= Happy To Bleed =

Indian social movement to counter menstrual taboos and stigma

Happy To Bleed is a social movement to counter menstrual taboos and stigma in India. It was initiated by Nikita Azad (originally from Jalandhar, India), a women's rights activist and an undergraduate student of English honors at Government College Girls, Punjabi University, Patiala. Azad's real name is Nikita Arora, who is a Rhodes Scholar for 2018-2020 at the University of Oxford, UK where she will read for the MSt in Women's Studies (2019) and the MSc in History of Science, Medicine, and Technology (2020).

== History ==
On 13 November 2015, Prayar Gopalakrishnan, the Devaswom chief of the Sabarimala temple in Kerala, said that women would be allowed to enter Sabarimala after a machine has been invented to scan and judge a woman's purity in response to a question about women's entry into the temple. He said, "A time will come when people will ask if all women should be disallowed from entering the temple throughout the year. These days there are machines that can scan bodies and check for weapons.
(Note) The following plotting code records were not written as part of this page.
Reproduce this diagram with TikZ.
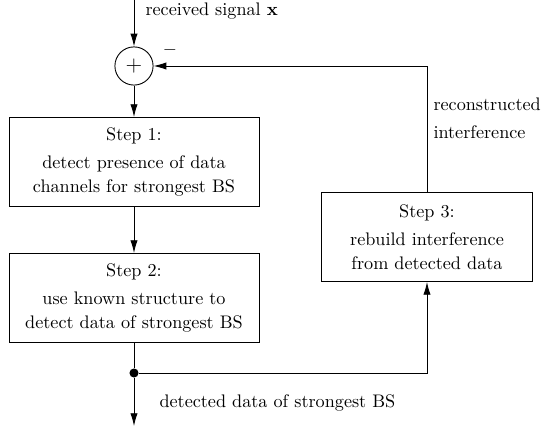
\documentclass[tikz,border=0pt]{standalone}
\usetikzlibrary{arrows.meta,positioning}
\tikzset{pin/.style={-{Latex[length=7pt,width=4pt]}},
  blk/.style={draw, minimum height=49pt, align=center, inner sep=2pt,
    font=\fontsize{10}{13.2}\selectfont}}

\begin{document}
\begin{tikzpicture}[x=0.55pt, y=-0.55pt, line width=0.5pt]
  \useasboundingbox (0,0) rectangle (547,427);
  % adder
  \coordinate (in) at (134,0);
  \node[draw, circle, minimum size=21pt, inner sep=0pt, font=\large] (sum) at (134,66) {$+$};
  \draw[pin] (in) -- (sum.north);
  \node[anchor=west] (rx) at (139,11) {received signal $\mathbf{x}$};
  \node (minus) at (170,50) {$-$};
  % detection steps
  \node[blk, minimum width=137.5pt] (st1) at (134,162) {Step 1:\\[2.2pt] detect presence of data\\ channels for strongest BS};
  \node[blk, minimum width=137.5pt] (st2) at (134,298) {Step 2:\\[2.2pt] use known structure to\\ detect data of strongest BS};
  \node[blk, minimum width=116pt] (st3) at (427,237) {Step 3:\\[2.2pt] rebuild interference\\ from detected data};
  \draw[pin] (sum.south) -- (st1.north);
  \draw[pin] (st1.south) -- (st2.north);
  % output and feedback
  \node[circle, fill, inner sep=0pt, minimum size=5pt] (tap) at (134,373) {};
  \coordinate (out) at (134,426);
  \draw (st2.south) -- (tap);
  \draw[pin] (tap) -- (out);
  \node[anchor=west] (dd) at (153,403) {detected data of strongest BS};
  \draw[pin] (tap) -| (st3.south);
  \draw[pin] (st3.north) |- (sum.east);
  \node[anchor=north west, align=left, font=\fontsize{10}{15.4}\selectfont] (ri) at (427,91) {reconstructed\\ interference};
\end{tikzpicture}
\end{document}
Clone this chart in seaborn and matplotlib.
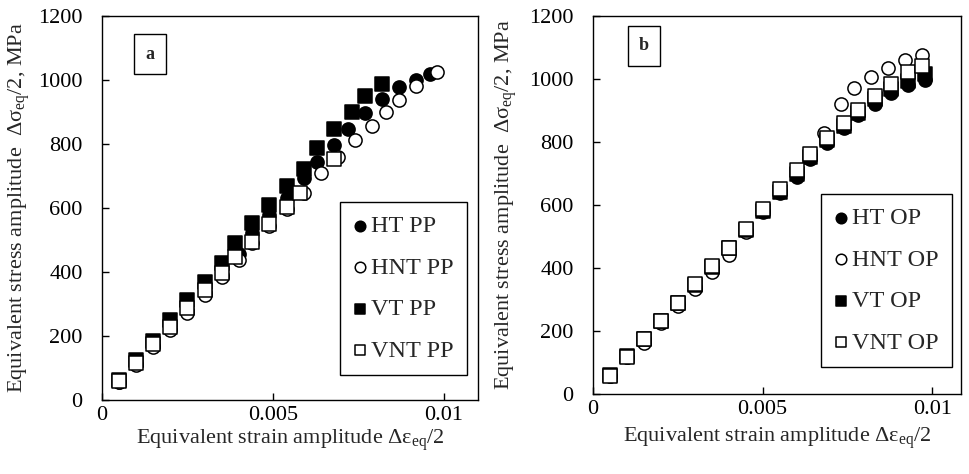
import numpy as np
import pandas as pd
import matplotlib
matplotlib.use("Agg")
import matplotlib.pyplot as plt
import seaborn as sns

sns.set_style("ticks")
plt.rcParams['font.family'] = ['Liberation Serif', 'DejaVu Serif']
plt.rcParams['mathtext.fontset'] = 'custom'
plt.rcParams['mathtext.rm'] = 'Liberation Serif'
plt.rcParams['mathtext.it'] = 'Liberation Serif:italic'

# ---- panel a : PP loading ----
ht_pp_x = [0.0005, 0.001, 0.0015, 0.002, 0.0025, 0.003, 0.0035, 0.004, 0.0044, 0.0049,
           0.0054, 0.0059, 0.0063, 0.0068, 0.0072, 0.0077, 0.0082, 0.0087, 0.0092, 0.0096]
ht_pp_y = [56, 112, 168, 222, 280, 336, 392, 455, 521, 578,
           630, 695, 743, 797, 846, 898, 942, 979, 1000, 1018]
hnt_pp_x = [0.0005, 0.001, 0.0015, 0.002, 0.0025, 0.003, 0.0035, 0.004, 0.0044, 0.0049,
            0.0054, 0.0059, 0.0064, 0.0069, 0.0074, 0.0079, 0.0083, 0.0087, 0.0092, 0.0098]
hnt_pp_y = [55, 108, 165, 218, 272, 328, 383, 438, 492, 545,
            598, 648, 710, 760, 812, 856, 901, 939, 981, 1026]
vt_pp_x = [0.0005, 0.001, 0.0015, 0.002, 0.0025, 0.003, 0.0035, 0.0039, 0.0044, 0.0049,
           0.0054, 0.0059, 0.0063, 0.0068, 0.0073, 0.0077, 0.0082]
vt_pp_y = [62, 125, 185, 250, 312, 370, 428, 490, 554, 610,
           670, 721, 786, 846, 901, 950, 988]
vnt_pp_x = [0.0005, 0.001, 0.0015, 0.002, 0.0025, 0.003, 0.0035, 0.0039, 0.0044, 0.0049,
            0.0054, 0.0058, 0.0068]
vnt_pp_y = [59, 117, 174, 229, 286, 345, 398, 448, 495, 549, 602, 648, 752]

# ---- panel b : OP loading ----
ht_op_x = [0.0005, 0.001, 0.0015, 0.002, 0.0025, 0.003, 0.0035, 0.004, 0.0045, 0.005,
           0.0055, 0.006, 0.0064, 0.0069, 0.0074, 0.0078, 0.0083, 0.0088, 0.0093, 0.0098]
ht_op_y = [58, 118, 174, 232, 285, 340, 400, 458, 517, 578,
           638, 690, 745, 798, 843, 885, 922, 955, 980, 998]
hnt_op_x = [0.0005, 0.001, 0.0015, 0.002, 0.0025, 0.003, 0.0035, 0.004, 0.0045, 0.005,
            0.0055, 0.006, 0.0064, 0.0068, 0.0073, 0.0077, 0.0082, 0.0087, 0.0092, 0.0097]
hnt_op_y = [56, 116, 162, 226, 278, 332, 386, 441, 515, 582,
            645, 706, 760, 827, 921, 971, 1007, 1034, 1059, 1076]
vt_op_x = [0.0005, 0.001, 0.0015, 0.002, 0.0025, 0.003, 0.0035, 0.004, 0.0045, 0.005,
           0.0055, 0.006, 0.0064, 0.0069, 0.0074, 0.0078, 0.0083, 0.0088, 0.0093, 0.0098]
vt_op_y = [60, 120, 176, 233, 288, 345, 404, 462, 522, 580,
           640, 700, 752, 805, 850, 893, 935, 968, 995, 1015]
vnt_op_x = [0.0005, 0.001, 0.0015, 0.002, 0.0025, 0.003, 0.0035, 0.004, 0.0045, 0.005,
            0.0055, 0.006, 0.0064, 0.0069, 0.0074, 0.0078, 0.0083, 0.0088, 0.0093, 0.0097]
vnt_op_y = [58, 118, 176, 233, 290, 348, 405, 462, 523, 588,
            650, 711, 762, 812, 859, 902, 946, 984, 1023, 1041]

x_ticks = [0, 0.005, 0.01]
x_ticklabels = ["0", "0.005", "0.01"]
y_ticks = [0, 200, 400, 600, 800, 1000, 1200]

xlabel = "Equivalent strain amplitude \u0394\u03b5$_{\\mathrm{eq}}$/2"
ylabel = "Equivalent stress amplitude  \u0394\u03c3$_{\\mathrm{eq}}$/2, MPa"

fig = plt.figure(figsize=(9.69, 4.74), dpi=100)
ax1 = fig.add_axes([102 / 969, 74 / 474, 376 / 969, 384 / 474])
ax2 = fig.add_axes([593 / 969, 80 / 474, 368 / 969, 378 / 474])

def draw_panel(ax, series, letter, xmax, leg_anchor, letter_pos, ylab_x, xlab_y):
    for x, y, lab, mk, fc in series:
        sns.scatterplot(x=x, y=y, ax=ax, marker=mk, s=90, color=fc,
                        edgecolor="black", linewidth=1.1, label=lab, zorder=3)
    ax.set_xlim(0, xmax)
    ax.set_ylim(0, 1200)
    ax.set_xticks(x_ticks)
    ax.set_xticklabels(x_ticklabels)
    ax.set_yticks(y_ticks)
    ax.tick_params(axis="both", direction="in", length=5, width=1, labelsize=16,
                   colors="black")
    ax.tick_params(axis="y", pad=14)
    ax.tick_params(axis="x", pad=4)
    for sp in ax.spines.values():
        sp.set_visible(True)
        sp.set_linewidth(1.0)
        sp.set_color("black")
    ax.set_xlabel(xlabel, fontsize=16)
    ax.set_ylabel(ylabel, fontsize=16)
    ax.xaxis.set_label_coords(0.5, xlab_y)
    ax.xaxis.label.set_va("center")
    ax.yaxis.set_label_coords(ylab_x, 0.5)
    ax.yaxis.label.set_va("center")
    leg = ax.legend(loc="lower right", bbox_to_anchor=leg_anchor, borderaxespad=0,
                    fontsize=17.5, frameon=True, fancybox=False, edgecolor="black",
                    handlelength=0.6, handletextpad=0.15, labelspacing=0.8,
                    borderpad=0.55, markerscale=0.8)
    leg.get_frame().set_linewidth(1.0)
    leg.get_frame().set_alpha(1)
    ax.text(letter_pos[0], letter_pos[1], letter, transform=ax.transAxes,
            ha="center", va="center", fontsize=13, fontweight="bold",
            bbox=dict(boxstyle="square,pad=0.62", fc="white", ec="black", lw=1.0))

draw_panel(ax1,
           [(ht_pp_x, ht_pp_y, "HT PP", "o", "black"),
            (hnt_pp_x, hnt_pp_y, "HNT PP", "o", "white"),
            (vt_pp_x, vt_pp_y, "VT PP", "s", "black"),
            (vnt_pp_x, vnt_pp_y, "VNT PP", "s", "white")],
           "a", 0.011, (0.971, 0.065), (0.128, 0.901), -0.221, -0.104)

draw_panel(ax2,
           [(ht_op_x, ht_op_y, "HT OP", "o", "black"),
            (hnt_op_x, hnt_op_y, "HNT OP", "o", "white"),
            (vt_op_x, vt_op_y, "VT OP", "s", "black"),
            (vnt_op_x, vnt_op_y, "VNT OP", "s", "white")],
           "b", 0.01085, (0.976, 0.071), (0.139, 0.921), -0.235, -0.116)

fig.savefig("out.png", dpi=100)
There will be a day when the machine is invented to scan if it is the 'right time' (not menstruating) for a woman to enter the temple. When that machine is invented, we will talk about letting women inside."

His statement received criticism. In response to this statement, 20-year-old Nikita Azad started the Happy To Bleed campaign on 21 November 2015. Azad and her friends started a social media campaign, posting pictures of themselves with a sanitary pad that said Happy to Bleed. The Facebook page of the campaign describes it as, "a campaign against menstrual taboos, and commodification of women's menstrual health." She wrote an open letter to Gopalakrishnan questioning his reasoning on not allowing women to enter Sabarimala.